Of course, as Anne pointed out and others have observed, prepositions taken literally often make no sense. Frequently we do better to take a verb followed by a preposition as a single lexical item, e.g. “Get out of the house,” where “get out the house” might seem more efficient but is considered idiomatic because get out is really a lexical item. When my students say coming off of, I’m tempted to mentally substitute following up on, which itself uses two prepositions and has very little to do with the word up.

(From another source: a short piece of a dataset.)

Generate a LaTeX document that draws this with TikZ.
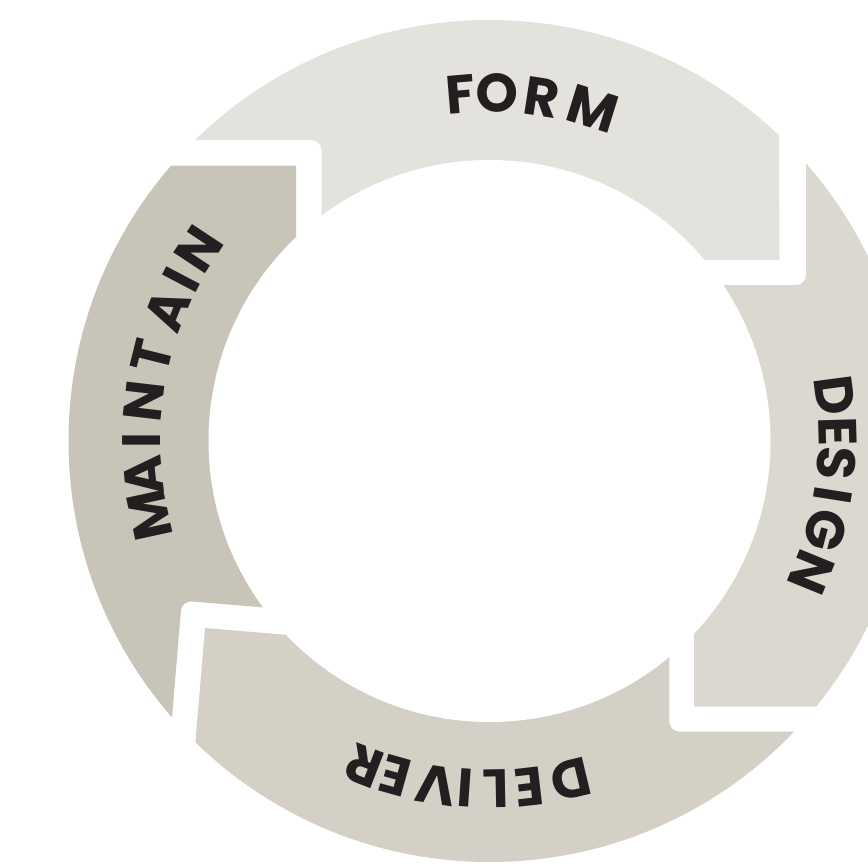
\documentclass[tikz,border=0pt]{standalone}
\usepackage{fontspec}
\newfontfamily\lblfont{Poppins}
\definecolor{cform}{RGB}{228,226,220}
\definecolor{cdesign}{RGB}{219,217,207}
\definecolor{cdeliver}{RGB}{212,208,198}
\definecolor{cmaintain}{RGB}{201,196,184}
\definecolor{ink}{RGB}{35,31,32}
\tikzset{
  lbl/.style={inner sep=0pt, outer sep=0pt, text=ink, font=\lblfont\bfseries\fontsize{54}{54}\selectfont, anchor=center},
}
\begin{document}
\begin{tikzpicture}[x=1pt,y=-1pt]
\useasboundingbox (0,0) rectangle (868,863);
\coordinate (c) at (489.5,441);
\begin{scope}
  \clip (c) circle[radius=421];
  % FORM
  \fill[cform] (779,-50) -- (100,-50) [rounded corners=10] -- (100,140) -- (321.5,140) -- (321.5,260) [sharp corners] -- (779.3,260) -- cycle;
  % DESIGN
  \fill[cdesign] (950,100) -- (806,100) [rounded corners=10] -- (806,285) -- (694,285) [sharp corners] -- (694,706.7) -- (950,706.7) -- cycle;
  % DELIVER
  \fill[cdeliver] (404.3,644.7) -- (669.3,600) [rounded corners=10] -- (669.3,731.7) -- (850,731.7) [sharp corners] -- (850,907) -- (181.6,907) -- (205,628) -- cycle;
  % MAINTAIN
  \fill[cmaintain] (0,800) -- (0,165.7) -- (296,165.7) -- (296,400) -- (301.4,610.6) [rounded corners=10] -- (181.8,600.6) -- (165.1,799.9) [sharp corners] -- cycle;
\end{scope}
\fill[white] (c) circle[radius=281];
% FORM letters
\foreach \ch/\ang/\nm in {F/94.8/f1, O/88.7/f2, R/81.3/f3, M/72.8/f4}
  \node[lbl, rotate=\ang-90] (\nm) at ({489.5+348*cos(\ang)},{441-348*sin(\ang)}) {\ch};
% DESIGN letters
\foreach \ch/\ang/\nm in {D/7.5/d1, E/1.6/d2, S/-3.6/d3, I/-9.0/d4, G/-14.8/d5, N/-22.2/d6}
  \node[lbl, rotate=\ang-90] (\nm) at ({489.5+348*cos(\ang)},{441-348*sin(\ang)}) {\ch};
% DELIVER letters
\foreach \ch/\ang/\nm in {D/-76.5/v1, E/-83.4/v2, L/-88.9/v3, I/-94.0/v4, V/-98.8/v5, E/-105.7/v6, R/-111.1/v7}
  \node[lbl, rotate=\ang-90] (\nm) at ({489.5+348*cos(\ang)},{441-348*sin(\ang)}) {\ch};
% MAINTAIN letters
\foreach \ch/\ang/\nm in {M/192.3/m1, A/185.7/m2, I/180/m3, N/173.4/m4, T/166.0/m5, A/157.9/m6, I/152.3/m7, N/146.5/m8}
  \node[lbl, rotate=\ang-90] (\nm) at ({489.5+348*cos(\ang)},{441-348*sin(\ang)}) {\ch};
\end{tikzpicture}
\end{document}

We see children struggling with the nonsensical nature of prepositions as they acquire language. My younger son, at 3, confronted by the announcement “Time’s up! You need to go to bed,” would cry out, “No! Time’s down.” As I noted in an earlier post, on accident seemed to me the same sort of toddler “mistake” — thinking logically, that is, that if you could do something on purpose, you could also do it on (not by) accident — until I heard the phrase echoed by other millennials, who either never learned the “correct” version or chose to stick with logic rather than convention.
As Anne predicted, academic use of off of has increased; she found only one use of the phrase since 1990, whereas the Corpus of Contemporary American English now shows 12 uses in academic journals just since 2012 — and dozens more if you consider phrases with an adverb inserted, e.g. based solely off of; basing the fees off of; based primarily off of. Even more interesting to me, since I’m hearing off of in a number of contexts in the classroom, are the wide variety of phrases in which this combination of prepositions — once taught as a strict no-no — takes root. I’ll list just a few to illustrate the slipperiness of the slope:
- A group of students helped to build trails at just under 13,000 feet up off of Kit Carson Peak. (Colorado Springs Gazette)
- Everything built off of last year. (Cleveland.com)
- Her inability to run as an “agent of change,” coming off of Obama’s two terms … (Fox News)
- It was an oversight to leave the trips off of financial disclosure forms. (USA Today)
- Bouncing things off of diverse audiences has taught me things. (Higher Education)
- The gallery right off of the popular Elvis Presley Room (Cleveland.com)
- I was coming off of an amphetamine binge. (interviewee, PBS NewsHour)
- He had the wrapping off of his purple mouse before we were up. (Tails You Lose, a novel)
- Every morning involved a clearing off of the passenger seat. (Cannibals Love, a novel)
I’ve ordered these from what some might consider “least acceptable” to what almost anyone would accept as conventional phrasing. What I notice is that the hardest off of to swallow is the one where off, itself, seems to be the “wrong” preposition. The first sentence, about trail-building, uses under, up, off, and of in such quick sequence that the trails seems to be lofting into the air just below tree line. By the time we get to the fourth quote, off seems the right preposition; it’s just the addition of of that feels unnecessary. As the examples proceed, off serves more as adverb than preposition, so I expect the use of of grates on few ears. The last quote, of course, adds off to the noun, so there’s no “extra” preposition at all.
Of course, historical examples of off of abound, so while coming off of that and based off of this may be on the rise, the phrase itself is not new. More peculiar, and perhaps germane to the trend, is that, per the Oxford English Dictionary, “All the existing uses of of are derivative.” Its original sense was away or from, similar to how we use off today. We can hear this sense faintly in temporal expressions like “it was a quarter of 1.” It might be more accurate to say “It was a quarter off of 1” or “a quarter off 1,” which would (unlike so many of our prepositional expressions) be based off of on the actual relationship between quarter-hour and hour. Meanwhile, I’m not getting teed off at people whose thoughts come off of lines of discourse, who base ideas off of theories, or who build off of arguments. I’d rather hear their thoughts, their ideas, and their arguments.